I’ve learned to accept the faults and virtues of those around me.  Let’s face it– I’m not always going to think people are on the right path.  Heck, there are times when I think  my friends, family, or the people around me are acting like complete idiots.  Everyone does.  I will argue, debate, discuss and try to convince them of this fact until I’m blue in the face, but in the end, I know that they are going to do what is right for them at the time.  If they chose to follow a path that I know to be a difficult one, I have come to realize that it isn’t for me to prevent them making that choice, nor to protect them from the consequences of that choice.

Now, please don’t misunderstand– I’m not talking about letting a child play with an electrical socket, or allowing a dog to chase after a squirrel into oncoming traffic.  What I’m talking about is stepping aside while others around me deal with the darkness.  Just as I have to trust myself and the core of who I am,  I know that I have to trust others to do the same.

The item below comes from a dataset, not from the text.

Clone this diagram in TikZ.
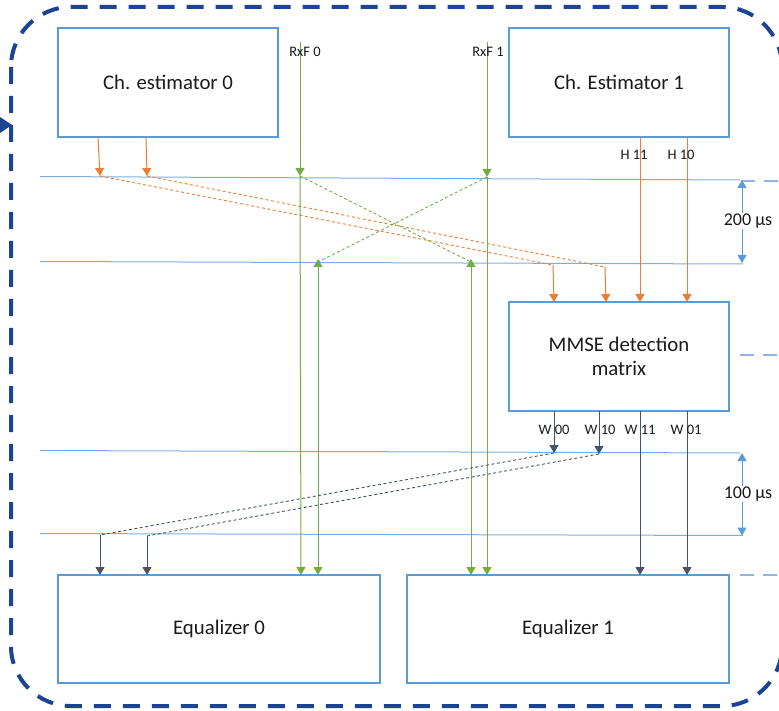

After all, we are all individuals following our own paths to the destination.  We are all trying to find our own dynamic sense of balance.

And finally, I have learned to embrace both the light and dark aspects of who and what I am.  Surprised?  You shouldn’t be.  Just because I don’t fear the darkness, doesn’t mean that I curse the light.  Sure, there are challenging aspects to both sides, but both are necessary to dance in balance and joy along the path.